• [PROVIDED MATERIAL]:
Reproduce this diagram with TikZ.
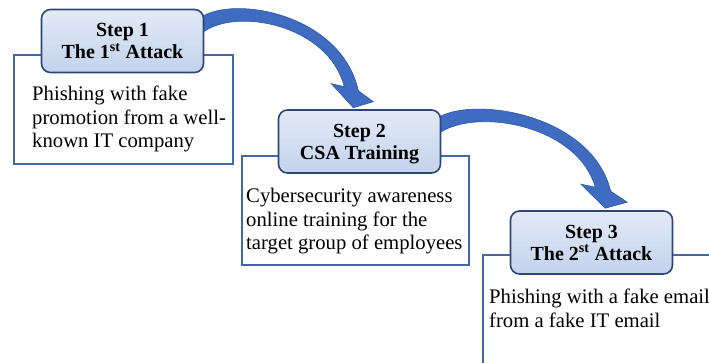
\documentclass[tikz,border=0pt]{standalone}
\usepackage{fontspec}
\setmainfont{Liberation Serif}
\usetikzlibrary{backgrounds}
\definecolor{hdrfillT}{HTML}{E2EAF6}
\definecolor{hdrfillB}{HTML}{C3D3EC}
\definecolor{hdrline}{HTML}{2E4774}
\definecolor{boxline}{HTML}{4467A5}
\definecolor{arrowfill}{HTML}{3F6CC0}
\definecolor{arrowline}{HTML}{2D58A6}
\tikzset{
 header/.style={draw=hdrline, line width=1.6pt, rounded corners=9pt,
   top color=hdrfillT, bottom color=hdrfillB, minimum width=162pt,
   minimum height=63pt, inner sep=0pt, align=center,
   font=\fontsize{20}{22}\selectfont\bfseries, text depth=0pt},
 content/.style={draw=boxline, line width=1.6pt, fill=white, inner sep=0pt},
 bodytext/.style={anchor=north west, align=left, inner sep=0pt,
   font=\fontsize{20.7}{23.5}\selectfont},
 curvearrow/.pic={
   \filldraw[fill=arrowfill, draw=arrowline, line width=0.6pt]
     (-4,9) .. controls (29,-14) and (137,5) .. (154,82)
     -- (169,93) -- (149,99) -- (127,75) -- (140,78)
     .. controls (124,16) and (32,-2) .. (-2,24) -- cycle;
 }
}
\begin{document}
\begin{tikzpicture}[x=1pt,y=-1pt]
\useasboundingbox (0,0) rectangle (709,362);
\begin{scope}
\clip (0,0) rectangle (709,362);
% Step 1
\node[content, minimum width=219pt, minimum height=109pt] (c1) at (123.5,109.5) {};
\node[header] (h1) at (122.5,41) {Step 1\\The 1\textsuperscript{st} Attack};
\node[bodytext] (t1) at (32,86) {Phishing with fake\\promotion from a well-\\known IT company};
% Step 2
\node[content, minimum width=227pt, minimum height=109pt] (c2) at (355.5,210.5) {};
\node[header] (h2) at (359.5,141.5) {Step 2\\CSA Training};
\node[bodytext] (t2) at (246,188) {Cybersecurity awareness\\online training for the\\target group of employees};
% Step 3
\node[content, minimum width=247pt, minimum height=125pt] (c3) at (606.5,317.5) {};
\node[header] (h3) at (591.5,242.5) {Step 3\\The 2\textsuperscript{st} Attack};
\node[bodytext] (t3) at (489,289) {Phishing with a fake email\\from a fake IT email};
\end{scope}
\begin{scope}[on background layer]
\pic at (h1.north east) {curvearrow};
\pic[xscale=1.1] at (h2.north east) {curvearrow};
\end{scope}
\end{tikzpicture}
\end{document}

• [WHAT THE TASK ASKS]: Copy out all the data exactly; skip the pictures.

• [RESPONSE]:
Reproduce this diagram with TikZ.
\documentclass[tikz,border=0pt]{standalone}
\usepackage{fontspec}
\setmainfont{Liberation Serif}
\usetikzlibrary{backgrounds}
\definecolor{hdrfillT}{HTML}{E2EAF6}
\definecolor{hdrfillB}{HTML}{C3D3EC}
\definecolor{hdrline}{HTML}{2E4774}
\definecolor{boxline}{HTML}{4467A5}
\definecolor{arrowfill}{HTML}{3F6CC0}
\definecolor{arrowline}{HTML}{2D58A6}
\tikzset{
 header/.style={draw=hdrline, line width=1.6pt, rounded corners=9pt,
   top color=hdrfillT, bottom color=hdrfillB, minimum width=162pt,
   minimum height=63pt, inner sep=0pt, align=center,
   font=\fontsize{20}{22}\selectfont\bfseries, text depth=0pt},
 content/.style={draw=boxline, line width=1.6pt, fill=white, inner sep=0pt},
 bodytext/.style={anchor=north west, align=left, inner sep=0pt,
   font=\fontsize{20.7}{23.5}\selectfont},
 curvearrow/.pic={
   \filldraw[fill=arrowfill, draw=arrowline, line width=0.6pt]
     (-4,9) .. controls (29,-14) and (137,5) .. (154,82)
     -- (169,93) -- (149,99) -- (127,75) -- (140,78)
     .. controls (124,16) and (32,-2) .. (-2,24) -- cycle;
 }
}
\begin{document}
\begin{tikzpicture}[x=1pt,y=-1pt]
\useasboundingbox (0,0) rectangle (709,362);
\begin{scope}
\clip (0,0) rectangle (709,362);
% Step 1
\node[content, minimum width=219pt, minimum height=109pt] (c1) at (123.5,109.5) {};
\node[header] (h1) at (122.5,41) {Step 1\\The 1\textsuperscript{st} Attack};
\node[bodytext] (t1) at (32,86) {Phishing with fake\\promotion from a well-\\known IT company};
% Step 2
\node[content, minimum width=227pt, minimum height=109pt] (c2) at (355.5,210.5) {};
\node[header] (h2) at (359.5,141.5) {Step 2\\CSA Training};
\node[bodytext] (t2) at (246,188) {Cybersecurity awareness\\online training for the\\target group of employees};
% Step 3
\node[content, minimum width=247pt, minimum height=125pt] (c3) at (606.5,317.5) {};
\node[header] (h3) at (591.5,242.5) {Step 3\\The 2\textsuperscript{st} Attack};
\node[bodytext] (t3) at (489,289) {Phishing with a fake email\\from a fake IT email};
\end{scope}
\begin{scope}[on background layer]
\pic at (h1.north east) {curvearrow};
\pic[xscale=1.1] at (h2.north east) {curvearrow};
\end{scope}
\end{tikzpicture}
\end{document}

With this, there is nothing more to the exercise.